What if Romeo hadn’t crashed the Capulet ball, hadn’t crossed stars with ingenue Juliet, hadn’t tossed his heart up to a balcony in Capua?
And what if Juliet had smacked down that tentative tender heart, had capitulated to the withered logic of parents, politics, and polite society, had covered her ears to the sweet sound of angels singing: “This is the one, this is the one”?
The world would still have spun on its axis. The tragedy of a romance would still have occurred.
The Capulets and Montagues would still have spit out each other’s family name and stomped on its heritage.
But the major question still remains: what would have become of the celebrated young lovers themselves, this being a tragedy even greater than the Bard could tell.
Romeo would have eventually married a much younger woman from a most proper family.
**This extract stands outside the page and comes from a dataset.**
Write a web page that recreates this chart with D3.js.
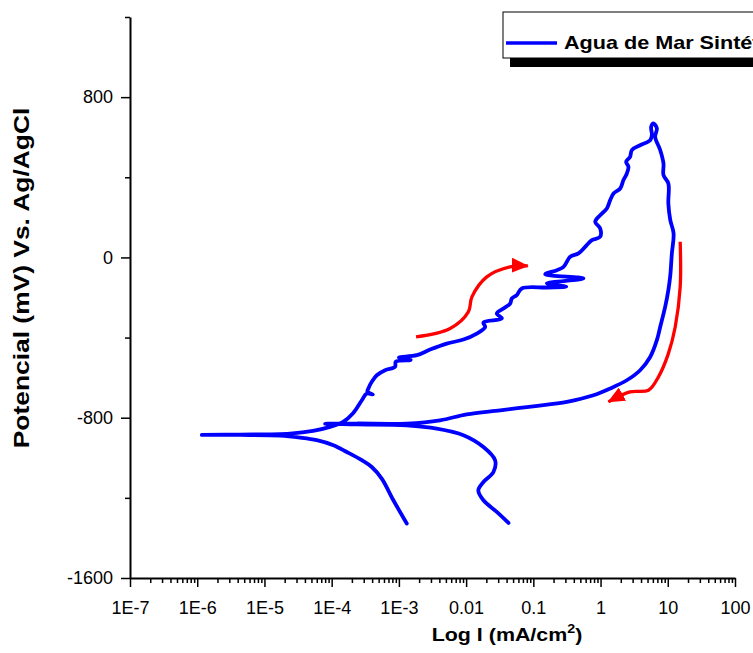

His tights would have grown snug from good food and drink, while his spirit would have settled comfortably into the blue armchair of aristocracy.
He would have grown bald, apathetic, and unaware. No lightning bolt of love would ever have struck his spine and electrified his soul until the hairs stood up on the back of his neck.
He would have slipped through life unconscious of his own power and magic.
The same for Juliet.
She would have pleased her family, negated herself, and agreed to marry an older man of wealth and power.
Her beauty would have coalesced into a mask while the light of possibility dimmed slowly from her eyes until the vacant stare made her even more alluring.
The sweet breath of her children would become the only tether holding her to earth, preventing her spirit from drying to dust and disappearing on a kiss.
Oh how the choices of one or the other could have turned this romantic tragedy into a tragic romance.
Romeo, Romeo, wherefore art thou, Romeo?
Leave thy wife and return to sweet Juliet.